Republicans repeatedly asked for order to be restored in the chamber as Democrats laughed and waved to people up in the balcony of the gallery. Miki reports that the Democrats were so loud that at one point, the House secretary had to bang his gavel three times so that the person trying to speak could be heard. As a Republican from California was addressing the House members, the four men seated in front of Miki’s group had their own conversation amongst themselves. Booth said she was especially appalled at the behavior of Congressman Anthony Wiener, whom she said was “the biggest offender” by his entrance to the House during the proceedings, making “big gestures” to people, and never sitting down.
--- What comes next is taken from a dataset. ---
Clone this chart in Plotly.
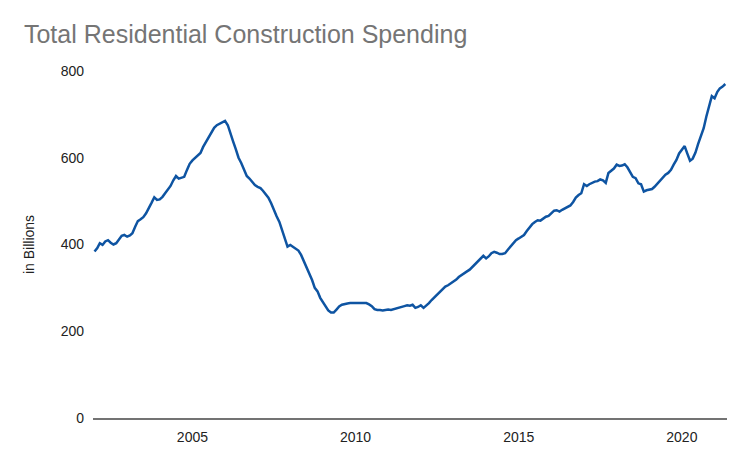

She said that while the Republicans were “respectful” when others were speaking, the Democrats were loud and disrespectful as they were seen “fleeting around” within the chamber of the U.S. House of Representatives.
Miki heard some Republicans mention the U.S. Constitution in their addresses, but she said she did not hear one Democrat do so.
As the final vote came late, Miki and some of her Oklahoma delegation had already begun the 1300-mile trip home. During that time, she received a call from one of the Oklahomans who had remained in Washington and was told that the bill had passed. In response, Miki said, “I felt terrible about it. I knew they were going to do it. But I detest them for what they’re doing to us, and it makes me sick and disgusted. I’m not going to let them get away with this.”